SET PROBLEM: Omit every picture while repeating the entries exactly.

DATA SUPPLIED:
+===+
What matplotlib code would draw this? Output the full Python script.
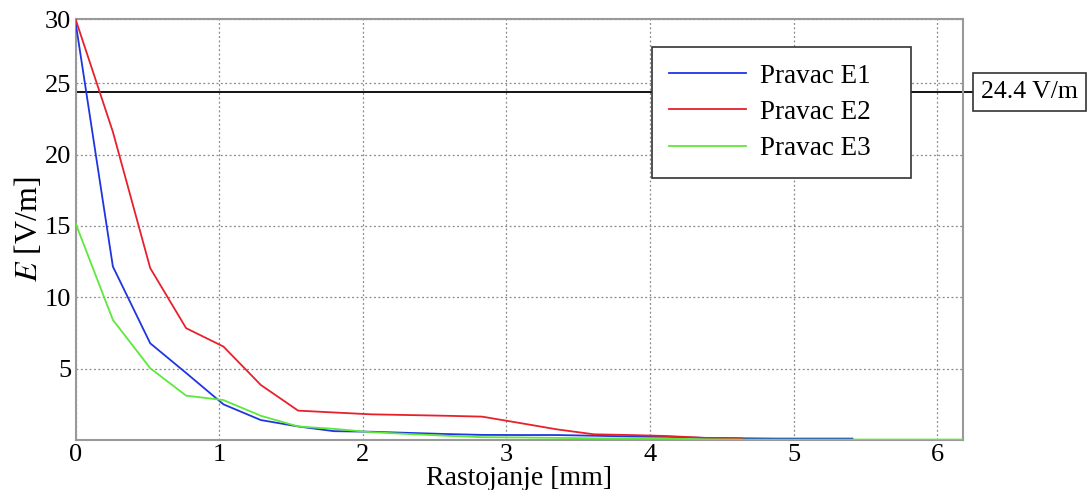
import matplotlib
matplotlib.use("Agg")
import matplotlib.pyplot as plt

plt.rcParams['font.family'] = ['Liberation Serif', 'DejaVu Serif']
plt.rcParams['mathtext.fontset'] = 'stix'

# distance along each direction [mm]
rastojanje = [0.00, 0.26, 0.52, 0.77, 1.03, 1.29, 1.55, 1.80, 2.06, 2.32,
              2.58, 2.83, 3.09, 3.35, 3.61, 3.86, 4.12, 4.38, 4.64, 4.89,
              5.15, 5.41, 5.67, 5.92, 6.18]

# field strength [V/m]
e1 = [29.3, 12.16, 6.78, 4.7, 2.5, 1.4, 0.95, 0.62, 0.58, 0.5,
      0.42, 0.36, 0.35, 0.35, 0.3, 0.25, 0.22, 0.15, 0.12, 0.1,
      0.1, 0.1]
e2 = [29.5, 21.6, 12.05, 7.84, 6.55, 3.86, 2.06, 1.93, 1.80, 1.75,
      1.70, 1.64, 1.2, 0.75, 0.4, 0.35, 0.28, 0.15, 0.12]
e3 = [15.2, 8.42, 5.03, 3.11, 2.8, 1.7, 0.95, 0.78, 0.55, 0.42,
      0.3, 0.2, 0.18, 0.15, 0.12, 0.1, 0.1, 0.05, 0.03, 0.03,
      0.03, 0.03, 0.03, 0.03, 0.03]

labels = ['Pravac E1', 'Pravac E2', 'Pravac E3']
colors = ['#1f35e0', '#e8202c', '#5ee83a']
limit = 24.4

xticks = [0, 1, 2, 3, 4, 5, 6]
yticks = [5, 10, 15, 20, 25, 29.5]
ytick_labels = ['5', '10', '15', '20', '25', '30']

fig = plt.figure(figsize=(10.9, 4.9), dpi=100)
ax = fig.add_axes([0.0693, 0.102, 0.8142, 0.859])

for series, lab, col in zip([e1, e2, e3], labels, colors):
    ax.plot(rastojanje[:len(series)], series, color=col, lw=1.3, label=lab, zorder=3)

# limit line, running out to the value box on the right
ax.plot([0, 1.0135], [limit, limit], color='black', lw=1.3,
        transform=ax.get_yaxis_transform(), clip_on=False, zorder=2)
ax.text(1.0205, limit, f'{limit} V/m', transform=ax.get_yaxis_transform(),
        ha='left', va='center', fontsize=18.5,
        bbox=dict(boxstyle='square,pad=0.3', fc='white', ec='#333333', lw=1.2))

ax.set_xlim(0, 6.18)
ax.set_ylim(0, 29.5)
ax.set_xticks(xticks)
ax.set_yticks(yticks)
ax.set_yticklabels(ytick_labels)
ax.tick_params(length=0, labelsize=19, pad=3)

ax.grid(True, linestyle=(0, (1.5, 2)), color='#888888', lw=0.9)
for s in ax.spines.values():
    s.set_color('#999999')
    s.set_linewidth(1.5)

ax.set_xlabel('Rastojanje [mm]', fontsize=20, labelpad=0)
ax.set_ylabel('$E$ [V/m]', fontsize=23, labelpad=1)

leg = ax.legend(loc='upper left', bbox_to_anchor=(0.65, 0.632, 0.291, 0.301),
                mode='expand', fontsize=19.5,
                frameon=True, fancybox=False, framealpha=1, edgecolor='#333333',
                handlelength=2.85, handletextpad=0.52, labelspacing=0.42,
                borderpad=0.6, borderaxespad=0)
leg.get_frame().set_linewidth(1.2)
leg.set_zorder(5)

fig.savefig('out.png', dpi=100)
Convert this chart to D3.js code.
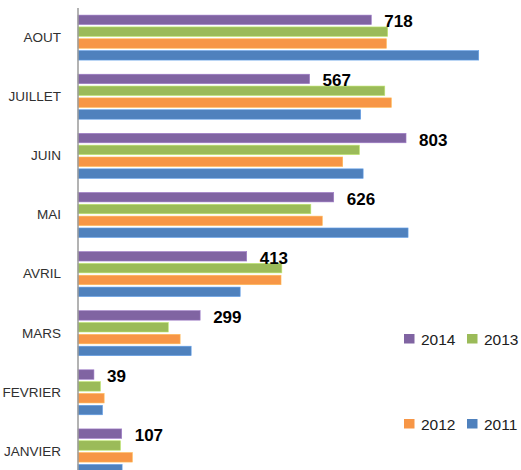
+===+
THE REPLY:
What matplotlib code would draw this? Output the full Python script.
import matplotlib
matplotlib.use("Agg")
import matplotlib.pyplot as plt

plt.rcParams['font.family'] = ['Liberation Serif', 'DejaVu Serif']
plt.rcParams['mathtext.fontset'] = 'stix'

# distance along each direction [mm]
rastojanje = [0.00, 0.26, 0.52, 0.77, 1.03, 1.29, 1.55, 1.80, 2.06, 2.32,
              2.58, 2.83, 3.09, 3.35, 3.61, 3.86, 4.12, 4.38, 4.64, 4.89,
              5.15, 5.41, 5.67, 5.92, 6.18]

# field strength [V/m]
e1 = [29.3, 12.16, 6.78, 4.7, 2.5, 1.4, 0.95, 0.62, 0.58, 0.5,
      0.42, 0.36, 0.35, 0.35, 0.3, 0.25, 0.22, 0.15, 0.12, 0.1,
      0.1, 0.1]
e2 = [29.5, 21.6, 12.05, 7.84, 6.55, 3.86, 2.06, 1.93, 1.80, 1.75,
      1.70, 1.64, 1.2, 0.75, 0.4, 0.35, 0.28, 0.15, 0.12]
e3 = [15.2, 8.42, 5.03, 3.11, 2.8, 1.7, 0.95, 0.78, 0.55, 0.42,
      0.3, 0.2, 0.18, 0.15, 0.12, 0.1, 0.1, 0.05, 0.03, 0.03,
      0.03, 0.03, 0.03, 0.03, 0.03]

labels = ['Pravac E1', 'Pravac E2', 'Pravac E3']
colors = ['#1f35e0', '#e8202c', '#5ee83a']
limit = 24.4

xticks = [0, 1, 2, 3, 4, 5, 6]
yticks = [5, 10, 15, 20, 25, 29.5]
ytick_labels = ['5', '10', '15', '20', '25', '30']

fig = plt.figure(figsize=(10.9, 4.9), dpi=100)
ax = fig.add_axes([0.0693, 0.102, 0.8142, 0.859])

for series, lab, col in zip([e1, e2, e3], labels, colors):
    ax.plot(rastojanje[:len(series)], series, color=col, lw=1.3, label=lab, zorder=3)

# limit line, running out to the value box on the right
ax.plot([0, 1.0135], [limit, limit], color='black', lw=1.3,
        transform=ax.get_yaxis_transform(), clip_on=False, zorder=2)
ax.text(1.0205, limit, f'{limit} V/m', transform=ax.get_yaxis_transform(),
        ha='left', va='center', fontsize=18.5,
        bbox=dict(boxstyle='square,pad=0.3', fc='white', ec='#333333', lw=1.2))

ax.set_xlim(0, 6.18)
ax.set_ylim(0, 29.5)
ax.set_xticks(xticks)
ax.set_yticks(yticks)
ax.set_yticklabels(ytick_labels)
ax.tick_params(length=0, labelsize=19, pad=3)

ax.grid(True, linestyle=(0, (1.5, 2)), color='#888888', lw=0.9)
for s in ax.spines.values():
    s.set_color('#999999')
    s.set_linewidth(1.5)

ax.set_xlabel('Rastojanje [mm]', fontsize=20, labelpad=0)
ax.set_ylabel('$E$ [V/m]', fontsize=23, labelpad=1)

leg = ax.legend(loc='upper left', bbox_to_anchor=(0.65, 0.632, 0.291, 0.301),
                mode='expand', fontsize=19.5,
                frameon=True, fancybox=False, framealpha=1, edgecolor='#333333',
                handlelength=2.85, handletextpad=0.52, labelspacing=0.42,
                borderpad=0.6, borderaxespad=0)
leg.get_frame().set_linewidth(1.2)
leg.set_zorder(5)

fig.savefig('out.png', dpi=100)
Convert this chart to D3.js code.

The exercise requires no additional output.